My book review of Discipled by Jesus

“Jesus is ready, willing, and able to disciple you himself.”

In Discipled by Jesus; Your Ongoing Invitation to Follow Christ, Robert Gelinas instructs, teaches—disciples—us to see Jesus as our true, living teacher. Using history, teachings of Jesus Himself, other Biblical words of wisdom, as well as writings of other teachers of faith, he walks us through the importance of understanding that we not only need to focus on what we learn about Jesus—but we must include what we continually learn from Him. To be discipled isn’t just what we are taught by others; to be discipled is to learn from the Living Christ how to walk out our faith “to do the good works that He prepared in advance for us to do” (Ephesians 2:10).

When I was in college and a new Christian, it wasn’t uncommon for me to start my day by asking the Lord to tell me where He wanted me to go or what He wanted me to do that day—or to walk around campus asking Him to guide my next steps…literally! My young faith trusted Him and knew He was alive in my heart. But not long afterward, the local church I joined offered a discipleship program, and I started busying myself with various good activities that I thought defined me as a good disciple. Although the work I was doing was good and helpful, it wasn’t discipleship; it was more “pre-discipleship.” I lost the understanding of what it means to truly walk with Jesus.

In Discipled By Jesus, Robert reminds us that there isn’t a specific formula for us to follow that makes us His disciples or activities that make Him real. Jesus is alive to disciple us Himself, and as we seek Him and get to know Him, He prepares and sends us to disciple others to be discipled by Him. He wants us to go into the world—which may be far away or next door. “Living sent changes the way we see our circumstances…the Father sent the Son; the Son sends His disciples.”

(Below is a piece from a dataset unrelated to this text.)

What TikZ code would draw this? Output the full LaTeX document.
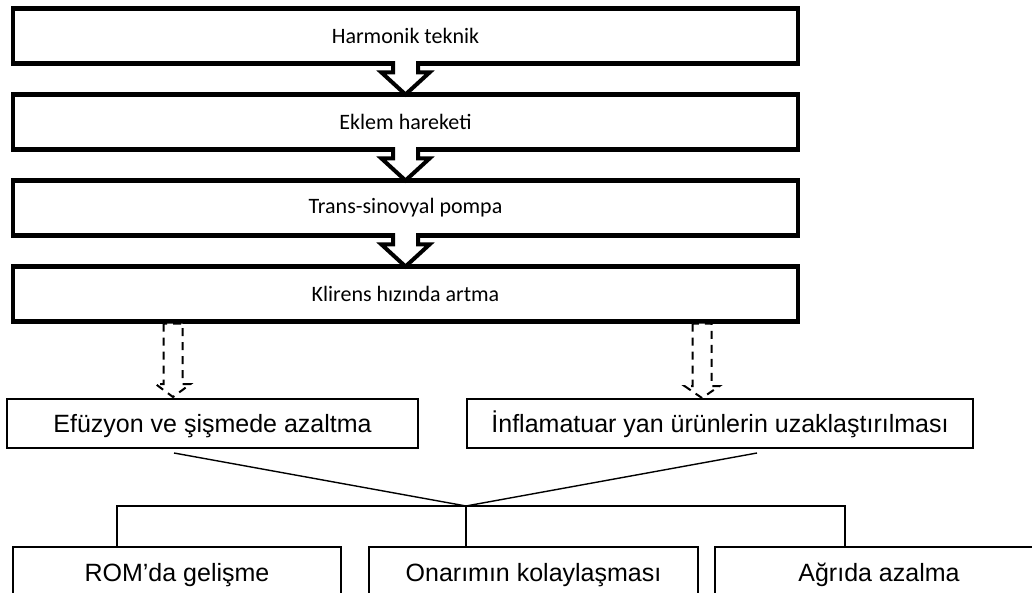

Robert Gelinas is Lead Pastor at Colorado Community Church in Aurora, CO. In a world that seems to be more divisive every day, CCC reaches the heart of the people in this area. The multi-cultural congregation reflects a Godly perspective—and Robert’s (and CCC’s) Biblical call to be Worship-Driven, Spirit-Led,  Prayer-Dependent, Grace-Centered, and Kingdom-Obsessed—is a daily reminder of how we should live.